- Genre: Comedy
- Created by: Darren Chadwick-Hussein
- Starring: Hollie Taylor Elizabeth Webster Thomas Coombes
- Composer: Christopher Skipper
- Country of origin: United Kingdom
- Original language: English
- No. of seasons: 1
- No. of episodes: 7 (list of episodes)

Production
- Producer: Darren Chadwick-Hussein
- Production locations: London, United Kingdom
- Running time: 5–10 minutes

Original release
- Network: YouTube Blip
- Release: 7 September 2012 – 8 January 2013

= The Bloody Mary Show =

British comedy horror web series

The Bloody Mary Show is a British comedy web series produced and written by director Darren Chadwick-Hussein.
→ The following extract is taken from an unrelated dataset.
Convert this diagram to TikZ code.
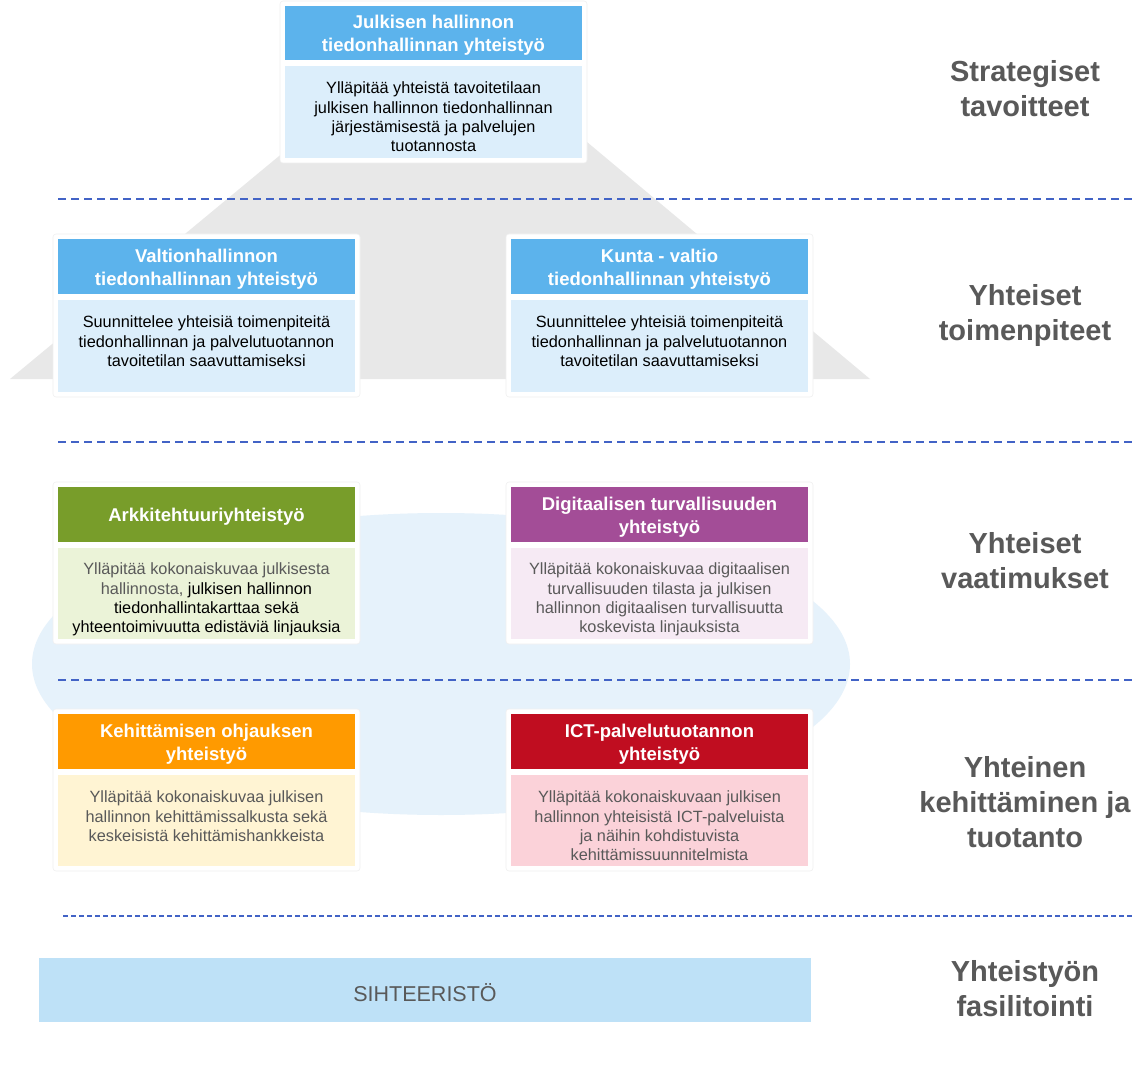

The series is broadcast on the internet and premiered on 7 September 2012. So far, seven episodes of season one have been made, with season two under development. The show can be found distributed across the web including on Blip and YouTube. The Bloody Mary Show follows a group of unconventional ghouls, who can be summoned from the afterlife by the living or are sent to haunt them. The show focuses on main character Bloody Mary and her friends, Abdabs, Malevolent and Viscera, as they spend their days haunting the living, sharing their experiences and drinking at an underworld bar called Hemingway's, which was filmed in the oldest pub on the River Thames, The Mayflower.

==History==
The Bloody Mary Show was inspired and written and produced by Darren Chadwick-Hussein after suffering from an episode of sleep paralysis. In an interview he stated "It is a terrifying experience that usually features hallucinations, the 'Old Hag syndrome'. In order to deal with the experience I tried to humanise what I had seen and eventually, through twelve months of re-writes, it became the character of Viscera." The first season was solely funded through a crowdfunder campaign. In 2012 The Bloody Mary Show was nominated for nine awards at the annual Indie Soap Awards. The Bloody Mary show has also won two awards including 'Best Lead Actress' (Hollie Taylor) and 'Best Theme Song' at LA Web Fest 2013 . The show also won Best Make up, which was awarded to Jamey-Leigh Weber and Julia Coleman.

==Plot==
The plot follows Bloody Mary played by Hollie Taylor, who is based on the American legendary ghost 'Bloody Mary' who when summoned by saying her name three times, appears in the mirror to reveal the future, although in the show the Bloody Mary character is less interested in archetypal ghostly haunting and more interested in helping people. Bloody Mary becomes involved with a 'being' (a living person) called Chris, who is a heavy drinker and seemingly depressed and to make matters worse for Bloody Mary, getting involved with a being is forbidden and leads to complications for all the characters.